In America, titles of nobility were banned in the Constitution and in our democratic culture. In a society built on notions of equality (the obvious exceptions of Black people, women, Native Americans notwithstanding) no one has access to special carve-outs or exemptions as to what is right and wrong. Claiming them, particularly in secret, feels like a betrayal against the whole idea of equality.
The problem in the modern era is that elites — of all ideological stripes — have violated that bargain. The result isn’t that we’ve abandoned any notion of right and wrong. Instead, by elevating hypocrisy to the greatest of sins, we end up weaponizing the principles, using them as a cudgel against the other side but not against our own.

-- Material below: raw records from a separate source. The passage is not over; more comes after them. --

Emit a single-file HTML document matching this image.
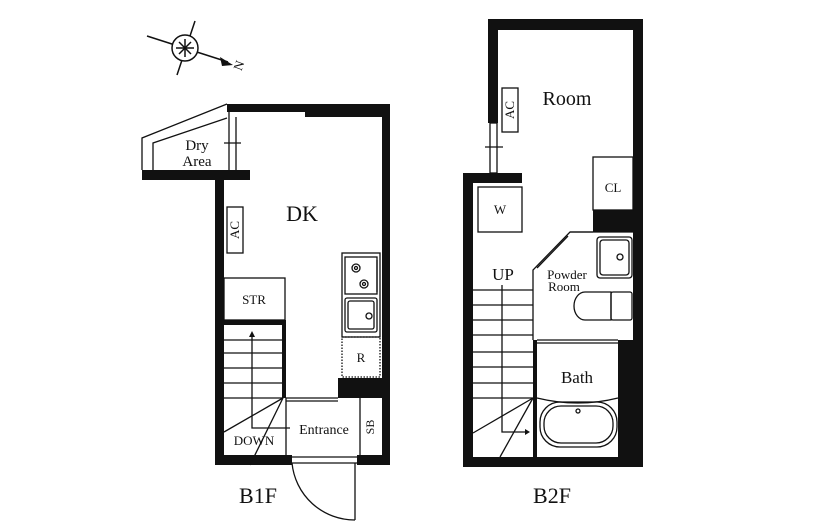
<!DOCTYPE html>
<html><head><meta charset="utf-8"><style>
html,body{margin:0;padding:0;background:#fff;}
svg{display:block;}
text{font-family:"Liberation Serif",serif;fill:#111;}
</style></head><body>
<svg width="817" height="527" viewBox="0 0 817 527" xmlns="http://www.w3.org/2000/svg">
<rect width="817" height="527" fill="#fff"/>
<!-- compass -->
<g stroke="#111" stroke-width="1.5" fill="none">
<line x1="147" y1="36" x2="228" y2="62"/>
<line x1="195" y1="21" x2="177" y2="75"/>
<circle cx="185" cy="48" r="13" fill="#fff"/>
<line x1="176" y1="48" x2="194" y2="48"/><line x1="185" y1="39" x2="185" y2="57"/>
<line x1="179" y1="42" x2="191" y2="54"/><line x1="191" y1="42" x2="179" y2="54"/>
</g>
<polygon points="220,57 233,65 222,66" fill="#111"/>
<text x="243" y="67" font-size="13" transform="rotate(-70 243 67)" text-anchor="middle">N</text>

<!-- B1F -->
<g fill="#111">
<rect x="227" y="104" width="163" height="8"/>
<rect x="305" y="104" width="85" height="13"/>
<rect x="382" y="104" width="8" height="361"/>
<rect x="215" y="173" width="9" height="292"/>
<rect x="142" y="170" width="108" height="10"/>
<rect x="215" y="455" width="77" height="10"/>
<rect x="357" y="455" width="33" height="10"/>
<rect x="338" y="378" width="52" height="20"/>
<rect x="224" y="320" width="62" height="5"/>
<rect x="282" y="320" width="4" height="78"/>
</g>
<g stroke="#111" stroke-width="1.3" fill="none">
<polyline points="142,170 142,138 227,104"/>
<polyline points="153,170 153,143 227,118"/>
<line x1="229" y1="112" x2="229" y2="170"/><line x1="236" y1="117" x2="236" y2="170"/>
<line x1="224" y1="143" x2="241" y2="143"/>
<rect x="227" y="207" width="16" height="46"/>
<rect x="224" y="278" width="61" height="42"/>
<line x1="224" y1="340" x2="282" y2="340"/><line x1="224" y1="353" x2="282" y2="353"/>
<line x1="224" y1="368" x2="282" y2="368"/><line x1="224" y1="383" x2="282" y2="383"/>
<line x1="224" y1="398" x2="282" y2="398"/>
<line x1="283" y1="398" x2="224" y2="432"/><line x1="283" y1="398" x2="250" y2="465"/>
<polyline points="252,335 252,428 290,428"/>
<line x1="286" y1="398" x2="338" y2="398"/><line x1="286" y1="401" x2="338" y2="401"/>
<line x1="286" y1="398" x2="286" y2="455"/>
<line x1="360" y1="398" x2="360" y2="455"/>
<rect x="342" y="253" width="38" height="84"/>
<rect x="345" y="257" width="32" height="37"/>
<circle cx="356" cy="268" r="4"/><circle cx="356" cy="268" r="1.5"/>
<circle cx="364" cy="284" r="4"/><circle cx="364" cy="284" r="1.5"/>
<line x1="377" y1="260" x2="377" y2="292"/>
<rect x="345" y="298" width="32" height="34" rx="2"/>
<rect x="348" y="301" width="26" height="28" rx="2"/>
<circle cx="369" cy="316" r="3"/>
<rect x="342" y="337" width="38" height="40" stroke-dasharray="1.5 1.5"/>
<line x1="292" y1="457" x2="357" y2="457"/><line x1="292" y1="463" x2="357" y2="463"/>
<line x1="355" y1="463" x2="355" y2="520"/>
<path d="M355,520 A63,63 0 0 1 292,463"/>
</g>
<text x="302" y="221" font-size="22" text-anchor="middle">DK</text>
<text x="197" y="150" font-size="15" text-anchor="middle">Dry</text>
<text x="197" y="166" font-size="15" text-anchor="middle">Area</text>
<text x="239" y="230" font-size="13" transform="rotate(-90 239 230)" text-anchor="middle">AC</text>
<text x="254" y="304" font-size="13" text-anchor="middle">STR</text>
<text x="361" y="362" font-size="13" text-anchor="middle">R</text>
<text x="324" y="434" font-size="14" text-anchor="middle">Entrance</text>
<text x="254" y="445" font-size="13" text-anchor="middle">DOWN</text>
<text x="374" y="427" font-size="12" transform="rotate(-90 374 427)" text-anchor="middle">SB</text>
<text x="258" y="503" font-size="22" text-anchor="middle">B1F</text>

<!-- B2F -->
<g fill="#111">
<rect x="633" y="19" width="10" height="448"/>
<rect x="488" y="19" width="155" height="11"/>
<rect x="488" y="19" width="10" height="104"/>
<rect x="463" y="173" width="10" height="294"/>
<rect x="463" y="173" width="59" height="10"/>
<rect x="463" y="457" width="180" height="10"/>
<rect x="593" y="210" width="40" height="22"/>
<rect x="618" y="340" width="15" height="117"/>
<rect x="533" y="340" width="4" height="127"/>
</g>
<g stroke="#111" stroke-width="1.3" fill="none">
<rect x="490" y="123" width="7" height="50"/>
<line x1="485" y1="147" x2="503" y2="147"/>
<rect x="502" y="88" width="16" height="44"/>
<rect x="593" y="157" width="40" height="53"/>
<rect x="478" y="187" width="44" height="45"/>
<polyline points="593,232 570,232 533,270 533,340"/>
<line x1="568" y1="236" x2="537" y2="268"/>
<line x1="570" y1="232" x2="633" y2="232"/>
<rect x="597" y="237" width="35" height="41" rx="3"/>
<rect x="600" y="240" width="29" height="35" rx="3"/>
<circle cx="620" cy="257" r="3"/>
<path d="M611,292 L585,292 A11,14 0 0 0 585,320 L611,320 Z"/>
<rect x="611" y="292" width="21" height="28" rx="2"/>
<line x1="537" y1="340" x2="618" y2="340"/><line x1="537" y1="343" x2="618" y2="343"/>
<line x1="473" y1="290" x2="533" y2="290"/><line x1="473" y1="305" x2="533" y2="305"/>
<line x1="473" y1="320" x2="533" y2="320"/><line x1="473" y1="335" x2="533" y2="335"/>
<line x1="473" y1="352" x2="533" y2="352"/><line x1="473" y1="367" x2="533" y2="367"/>
<line x1="473" y1="383" x2="533" y2="383"/><line x1="473" y1="398" x2="533" y2="398"/>
<line x1="533" y1="398" x2="473" y2="433"/><line x1="533" y1="398" x2="500" y2="457"/>
<polyline points="502,285 502,432 525,432"/>
<path d="M537,398 Q578,408 618,398"/>
<rect x="540" y="402" width="77" height="45" rx="20"/>
<rect x="544" y="406" width="69" height="37" rx="17"/>
<circle cx="578" cy="411" r="2"/>
</g>
<polygon points="525,429 530,432 525,435" fill="#111"/>
<polygon points="252,331 249,337 255,337" fill="#111"/>
<text x="567" y="105" font-size="20" text-anchor="middle">Room</text>
<text x="514" y="110" font-size="13" transform="rotate(-90 514 110)" text-anchor="middle">AC</text>
<text x="613" y="192" font-size="13" text-anchor="middle">CL</text>
<text x="500" y="214" font-size="13" text-anchor="middle">W</text>
<text x="503" y="280" font-size="17" text-anchor="middle">UP</text>
<text x="567" y="279" font-size="13" text-anchor="middle">Powder</text>
<text x="564" y="291" font-size="13" text-anchor="middle">Room</text>
<text x="577" y="383" font-size="17" text-anchor="middle">Bath</text>
<text x="552" y="503" font-size="22" text-anchor="middle">B2F</text>
</svg>
</body></html>
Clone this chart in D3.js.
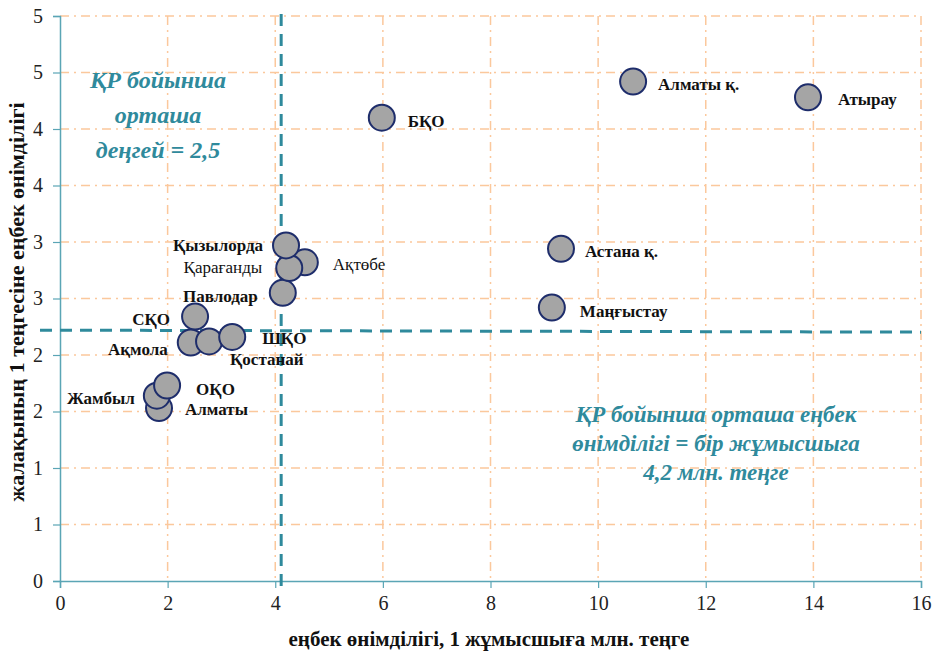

Pick an issue: violent rhetoric by politicians, sexual misconduct, corruption and so on. With every revelation, almost immediately the debate becomes a riot of whataboutism. Team A says that Team B has no right to criticize because they did the same thing. Team B points out that Team A has switched positions. Everyone has a point. And everyone is missing the point.
Sure, hypocrisy is a moral failing, and partisan inconsistency is an intellectual one. But neither changes the objective facts. This is something you’re supposed to learn as a child: It doesn’t matter what everyone else is doing or saying, wrong is wrong. It’s also something lawyers like Mr. Blanche are supposed to know. Telling a judge that the hypocrisy of the prosecutor — or your client’s transparency — means your client did nothing wrong would earn you nothing but a laugh.